On principles of cost accounting, interest on the funds advanced, if uncollected, is a loss. An active cotenant who already has employees and a drilling rig, nonetheless can charge off as costs the wages he pays and a fair rental for the use of his rig.
"Just as rent is the return for the use of land, and wages the return for the workman's labor, so interest is considered as the return for the use of capital. Included in the proponents of this argument are economists, engineers, plant managers and owners who adhere to the economic interpretation of profits. 'Net profit' to them usually means pure profit, which is the profit that is attributed to the compensation for the risk taken in carrying on a business enterprise. Girded with this argument, the interest-inclusionist maintains that the interest upon the capital investment is just as logically a production cost item as is wages. To exclude it as an item of cost causes the production cost to be understated. By treating interest as a production cost (overhead expense), the resultant net profit is a pure profit or return for the business risk only. There is really a good argument for including interest as a cost, for to do so segregates the profit allocated to the use of capital goods from the profit attributed to the risk involved in the business venture. Certainly, if the production costs of two different enterprises in a given industry are to be comparable, where one business rents its plant and the other owns it, then interest on plant investment should be treated as a cost by the later concern. This is true because the rent paid by a tenant invariably includes an interest investment charge. Also, the interest on plant investment must be considered by the management in the long run, when selling prices are established, if an adequate return on the owner's capital investment is to be earned." Van Sickle, Cost Accounting-Fundamentals and Procedures, p. 270 (1938); See note, 3 Houston Law Review, 109, 112-113.

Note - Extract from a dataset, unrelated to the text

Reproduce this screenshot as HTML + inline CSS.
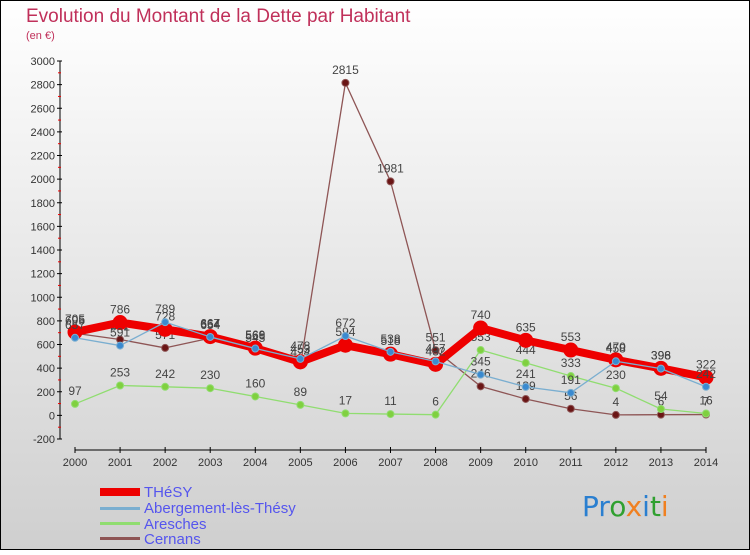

Whether interest is a proper item of cost is new to us. This is our first case. It is not new in other areas of the law. A patent owner can recover the revenues earned by an infringer, but he must allow the infringer his production costs. In those cases interest as a cost item has often been closely examined. Even though the infringer is a wrongdoer, he may claim interest upon his capital outlay as a necessary cost item. He may do so whether he actually borrows money or merely furnishes his own capital to produce the sales. International Industries v. Warren Petroleum Corp., 248 F.2d 696, 702 (3rd Cir. 1957); W. H. Miner, Inc. v. Peerless Equipment Co., 115 F.2d 650 (7th Cir. 1940); Barber Asphalt Paving Co., v. Standard Asphalt Rubber Co., 30 F.2d 281 (7th Cir. 1928); Permutit Co. v. Refinite Co., 27 F.2d 695 (7th Cir. 1927); Producers' Refiners' Corporation v. Lehmann, 18 F.2d 492, 502 (8th Cir., 1927). International Industries, supra, cites many authorities for the rule and also states the reasons for it:
"* * * The interest on the capital which the appropriator invests in his endeavor is allowed in an effort to arrive at a realistic determination of the actual costs in the standard of comparison analysis. This is a practical business problem to be solved by a method as accurate as possible, and the disallowance of interest would merely distort the actualities of the money expended."
I would affirm.
HAMILTON, J., joins in this dissent.